I got chills. Literally. You could see in this kids eyes the pain...the pain that was debilitating. Derek never denied the pain. The pain was freaking real. The pain was enough to bring anyone to hysterics. I know I may be reading into it but the pain wasn't weak. The pain was just that, pain. Awful, excruciating, make you go crazy, pain. They were pumping him full of morphine but it could only do so much...the morphine couldn't make his broken jaw go away. The morphine couldn't sew his tongue back together and magically reduce the swelling. In many ways the kid could have looked back to the time before the surgery and say he felt much better before...when it was hiding away, killing him slowly. It's the same thing for me I guess. The pain in healing at times feels much worse than the pain of staying sick, hiding from the secrets your mind doesn't want to feel. The truth of the matter was that the tumor would have killed him...and I believe this eating disorder would have killed me. And the removing of my "tumor" tore apart so much in me...and when they sewed me back together the evidence was finally there for the world to see.

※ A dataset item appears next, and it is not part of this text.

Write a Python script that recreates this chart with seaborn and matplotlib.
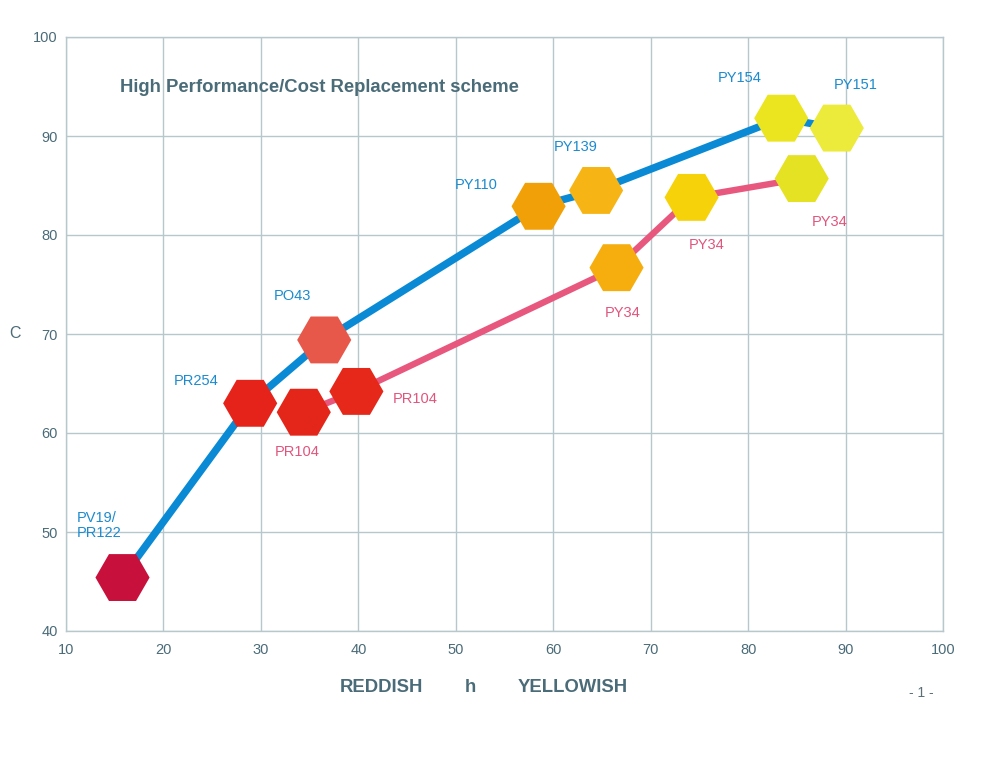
import matplotlib
matplotlib.use("Agg")
import matplotlib.pyplot as plt
import seaborn as sns
import pandas as pd

# ---- data ----
blue_names = ["PV19/\nPR122", "PR254", "PO43", "PY110", "PY139", "PY154", "PY151"]
blue_h = [15.8, 28.9, 36.5, 58.5, 64.4, 83.4, 89.1]
blue_c = [45.4, 63.0, 69.4, 82.9, 84.5, 91.8, 90.8]
blue_colors = ["#C8103C", "#E6231A", "#E8584A", "#F2A007", "#F7B415", "#EAE51E", "#ECEA3A"]

pink_names = ["PR104", "PR104", "PY34", "PY34", "PY34"]
pink_h = [34.4, 39.8, 66.5, 74.2, 85.5]
pink_c = [62.1, 64.2, 76.7, 83.8, 85.7]
pink_colors = ["#E4261A", "#E5281A", "#F5AE0D", "#F5D20A", "#E5E224"]

x_ticks = [10, 20, 30, 40, 50, 60, 70, 80, 90, 100]
y_ticks = [40, 50, 60, 70, 80, 90, 100]

title_text = "High Performance/Cost Replacement scheme"

# ---- style ----
AX = "#4A6B78"
GRID = "#B7C7CC"
BLUE = "#0A8AD4"
PINK = "#E8577E"
BLUE_TXT = "#1B8BCF"
PINK_TXT = "#E0557D"

sns.set_theme(style="white")
plt.rcParams["font.family"] = ["Liberation Sans", "DejaVu Sans"]

fig = plt.figure(figsize=(9.94, 7.68), dpi=100)
ax = fig.add_axes([66 / 994, 1 - 631 / 768, 877 / 994, 594 / 768])

blue_df = pd.DataFrame({"h": blue_h, "c": blue_c, "id": [f"b{i}" for i in range(len(blue_h))]})
pink_df = pd.DataFrame({"h": pink_h, "c": pink_c, "id": [f"p{i}" for i in range(len(pink_h))]})

sns.lineplot(data=blue_df, x="h", y="c", sort=False, color=BLUE, lw=5.4, ax=ax, zorder=2)
sns.lineplot(data=pink_df, x="h", y="c", sort=False, color=PINK, lw=4.6, ax=ax, zorder=2)

sns.scatterplot(data=pink_df, x="h", y="c", hue="id",
                palette=dict(zip(pink_df["id"], pink_colors)),
                marker="H", s=1520, linewidth=0, legend=False, ax=ax, zorder=3)
sns.scatterplot(data=blue_df, x="h", y="c", hue="id",
                palette=dict(zip(blue_df["id"], blue_colors)),
                marker="H", s=1520, linewidth=0, legend=False, ax=ax, zorder=3)

# label offsets in pixels (relative to hexagon centre)
blue_off = [(-46, 52, "left"), (-54, 22, "center"), (-32, 44, "center"), (-62, 21, "center"),
            (-20, 43, "center"), (-42, 40, "center"), (19, 43, "center")]
pink_off = [(-7, -40, "center"), (59, -8, "center"), (6, -45, "center"),
            (15, -48, "center"), (28, -43, "center")]

for name, x, y, (dx, dy, ha) in zip(blue_names, blue_h, blue_c, blue_off):
    ax.annotate(name, (x, y), xytext=(dx, dy), textcoords="offset pixels",
                ha=ha, va="center", color=BLUE_TXT, fontsize=10.5, linespacing=1.1, zorder=4)
for name, x, y, (dx, dy, ha) in zip(pink_names, pink_h, pink_c, pink_off):
    ax.annotate(name, (x, y), xytext=(dx, dy), textcoords="offset pixels",
                ha=ha, va="center", color=PINK_TXT, fontsize=10.5, zorder=4)

ax.set_xlim(10, 100)
ax.set_ylim(40, 100)
ax.set_xticks(x_ticks)
ax.set_yticks(y_ticks)
ax.grid(True, color=GRID, lw=1.0)
ax.set_axisbelow(True)
for sp in ax.spines.values():
    sp.set_color(GRID)
    sp.set_linewidth(1.0)
ax.tick_params(axis="both", length=0, colors=AX, labelsize=10.5)
ax.tick_params(axis="x", pad=9)
ax.tick_params(axis="y", pad=6)
ax.set_xlabel("")
ax.set_ylabel("")

ax.text(0.0617, 0.9158, title_text, transform=ax.transAxes, ha="left", va="center",
        fontsize=13.3, fontweight="bold", color=AX)

fig.text(15 / 994, 1 - 333 / 768, "C", ha="center", va="center", fontsize=11.5, color=AX)
fig.text(340 / 994, 1 - 687 / 768, "REDDISH", ha="left", va="center", fontsize=13.3,
         fontweight="bold", color=AX)
fig.text(470.7 / 994, 1 - 687 / 768, "h", ha="center", va="center", fontsize=13.3,
         fontweight="bold", color=AX)
fig.text(518 / 994, 1 - 687 / 768, "YELLOWISH", ha="left", va="center", fontsize=13.3,
         fontweight="bold", color=AX)
fig.text(921.7 / 994, 1 - 693 / 768, "- 1 -", ha="center", va="center", fontsize=10,
         color="#5A6E76")

fig.savefig("out.png", dpi=100)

That which was hiding, sucking the life away, is exposed...and healing from it is just the beginning of the deep, heart breaking pain. The boy had a choice...let the pain of removing the tumor drive him to kill himself...or face the pain for days, weeks, months...maybe even years on end...believing that one day, life on the other side will be worth the fight. It was a choice only He could make...its a choice that only I can choose for myself. But what was interesting was that He didn't only address Greg. He also addressed Greg's mom. Greg wasn't fighting alone...he couldn't fight alone. With a pain and a hurt and a healing so intense, no one can do it alone.
"This is pain. It's not a dying pain. This is a healing pain. This is a victory pain. You won. We won."

2 comments:

Standing in the Rain said...

i just finished up the episode too! it was a good one i thought. and yeah, i've always loved the monologues also. they always seem to say just what i'm thinking, albiet much more eloquently.

anyways, yeah the fight is painful, but you WILL make it. it WILL get easier. the pain WILL subside.

hang in there. love you dear!

Leslie Lipton said...

You completely and totally have to tell you that you inspire me. You are 100% inspiring. Thank you for that post... I feel like God sent me to your blog this morning just so that I could read that. I love you.